Acclaimed for its purity of form, Upson's poetry often expressed a strong passion for the beauties of nature. His death at age 31 cut short a literary career filled with such promise that many contemporary critics predicted he would become one of the leading poets of his time.

Upson and his family moved to Minnesota from New York in 1894, and he entered the University with the class of 1898. He struggled with poor health most of his adult life and was unable to complete the requirements for a degree. However, in 1906 the University awarded him one anyway after the publication of one of his volumes of distinguished poetry. The Bellman, a small but influential literary magazine of the early 1900s, was one of the first periodicals to publish his work.

As a student, Upson wrote the second verse to “Hail! Minnesota,” a song composed by Truman Rickard that would become the University hymn and later the official state song. Upson˙s stanza reflects his love of Minnesota's natural beauty:

Like the stream that bends to sea / Like the pine that seeks the blue / Minnesota still for thee / Thy sons are strong and true./ From their woods and waters fair / From their prairies waving far / At thy call they throng / With their shout and song / Hailing thee their Northern Star.

In 1906 he became a lecturer in the English department, teaching through a year when he was never well. Two years later, Upson drowned while boating alone on Lake Bemidji in northern Minnesota, where he had gone to finish a verse play while on vacation.

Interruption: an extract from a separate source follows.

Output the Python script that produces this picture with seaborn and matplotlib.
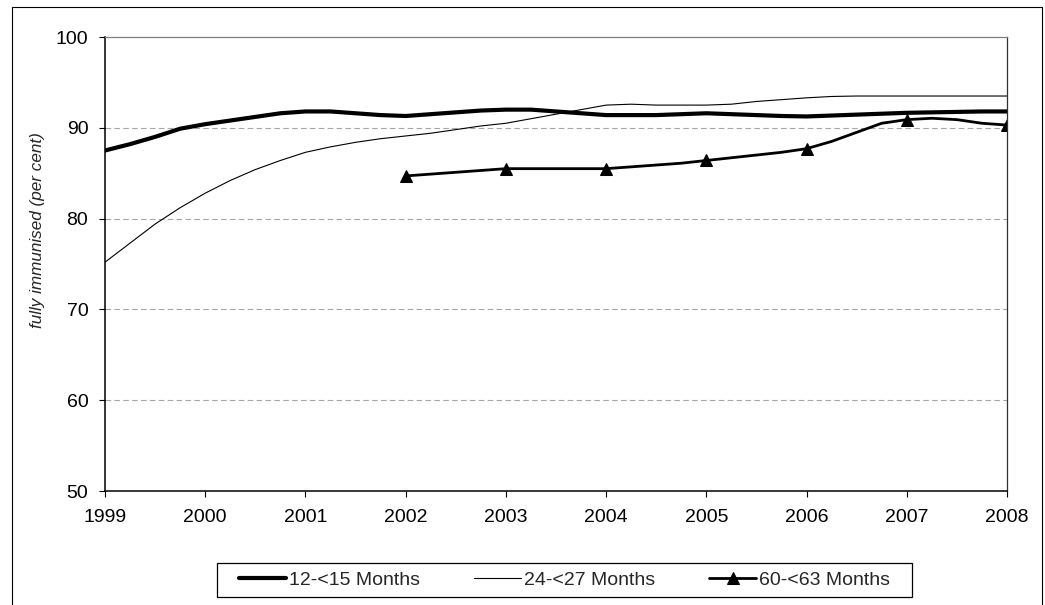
import numpy as np
import pandas as pd
import seaborn as sns
import matplotlib.pyplot as plt
from matplotlib.patches import Rectangle

# ----------------------------------------------------------------
# Data (quarterly steps)
# ----------------------------------------------------------------
years_all = [1999 + q * 0.25 for q in range(37)]          # 1999.00 .. 2008.00
years_60 = [2002 + q * 0.25 for q in range(25)]           # 2002.00 .. 2008.00

m12_15 = [87.5, 88.2, 89.0, 89.9, 90.4, 90.8, 91.2, 91.6, 91.8,
          91.8, 91.6, 91.4, 91.3, 91.5, 91.7, 91.9, 92.0,
          92.0, 91.8, 91.6, 91.4, 91.4, 91.4, 91.5, 91.6,
          91.5, 91.4, 91.3, 91.25, 91.35, 91.45, 91.55, 91.65,
          91.7, 91.75, 91.8, 91.8]

m24_27 = [75.2, 77.3, 79.4, 81.2, 82.8, 84.2, 85.4, 86.4, 87.3,
          87.9, 88.4, 88.8, 89.1, 89.4, 89.8, 90.2, 90.5,
          91.0, 91.5, 92.0, 92.5, 92.6, 92.5, 92.5, 92.5,
          92.6, 92.9, 93.1, 93.3, 93.45, 93.5, 93.5, 93.5,
          93.5, 93.5, 93.5, 93.5]

m60_63 = [84.7, 84.9, 85.1, 85.3, 85.5,
          85.5, 85.5, 85.5, 85.5,
          85.7, 85.9, 86.1, 86.4,
          86.7, 87.0, 87.3, 87.7,
          88.5, 89.5, 90.5, 90.9,
          91.05, 90.9, 90.5, 90.3]

labels = ["12-<15 Months", "24-<27 Months", "60-<63 Months"]
year_ticks = list(range(1999, 2009))
y_ticks = [50, 60, 70, 80, 90, 100]

df_a = pd.DataFrame({"year": years_all, "pct": m12_15})
df_b = pd.DataFrame({"year": years_all, "pct": m24_27})
df_c = pd.DataFrame({"year": years_60, "pct": m60_63})

# ----------------------------------------------------------------
# Style
# ----------------------------------------------------------------
sns.set_style("white")
plt.rcParams['font.family'] = ['Liberation Sans', 'DejaVu Sans']

W, H = 1045, 605
fig = plt.figure(figsize=(W / 100, H / 100), dpi=100)
ax = fig.add_axes([105 / W, 1 - 491 / H, 902 / W, 454 / H])

# gridlines (behind the data)
for v in y_ticks[1:-1]:
    ax.axhline(v, color="#a6a6a6", lw=0.8, ls=(0, (5, 3)), zorder=0)

sns.lineplot(data=df_a, x="year", y="pct", ax=ax, color="black",
             lw=3.0, label=labels[0], solid_capstyle="round")
sns.lineplot(data=df_b, x="year", y="pct", ax=ax, color="black",
             lw=0.8, label=labels[1])
sns.lineplot(data=df_c, x="year", y="pct", ax=ax, color="black",
             lw=2.0, marker="^", markersize=9, markevery=4,
             markeredgecolor="black", label=labels[2])

ax.set_xlim(1999, 2008)
ax.set_ylim(50, 100)
ax.set_xticks(year_ticks)
ax.set_yticks(y_ticks)
ax.set_xlabel("")
ax.set_ylabel("fully immunised (per cent)", fontsize=12.3, style="italic")
ax.yaxis.set_label_coords(-0.066, 0.575)

ax.tick_params(axis="both", direction="out", length=4, width=0.8,
               labelsize=14, colors="black")
ax.tick_params(axis="x", pad=9, bottom=True)
ax.tick_params(axis="y", pad=8, left=True)

for side in ["left", "bottom"]:
    ax.spines[side].set_color("black")
    ax.spines[side].set_linewidth(1.1)
ax.spines["top"].set_color("#808080")
ax.spines["top"].set_linewidth(0.9)
ax.spines["right"].set_color("#303030")
ax.spines["right"].set_linewidth(0.9)

# legend below the plot, with its own plain box
leg = ax.legend(loc="center", bbox_to_anchor=(564.5 / W, 1 - 580 / H),
                bbox_transform=fig.transFigure, ncol=3, fontsize=14,
                frameon=False, handlelength=2.4, handletextpad=0.15,
                columnspacing=2.8, borderpad=0.3)
fig.patches.append(Rectangle((217 / W, 1 - 597 / H), 695 / W, 34 / H,
                             transform=fig.transFigure, fill=False,
                             edgecolor="black", lw=0.9))

# outer chart border
fig.patches.append(Rectangle((12 / W, -0.01), 1030 / W, 1 - 7 / H + 0.01,
                             transform=fig.transFigure, fill=False,
                             edgecolor="black", lw=0.8))

plt.savefig("out.png", dpi=100)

Upson's friends collected and published two volumes of his works posthumously, and when Walter Library opened in 1924, his friend Ruth Shepard Phelps led the effort to establish and furnish a reading room in his memory. Phelps, author and professor of Romance languages, had met Upson through a mutual literary club affiliation.

When the Arthur Upson Room formally opened on February 21, 1925, University Librarian Frank Walter accepted its book collection on behalf of the University. In his speech Walter said, “Some rare spirits can cultivate immunity to confusion and can enjoy sweet solitude in the middle of a crowd. Most of us are incapable of such concentration. An air of quiet and ease and beauty in the place where books are read are great aids to almost everyone. To this purpose this room is dedicated.”

The reading room, bestowed to the University three years later, is funded through an endowed trust.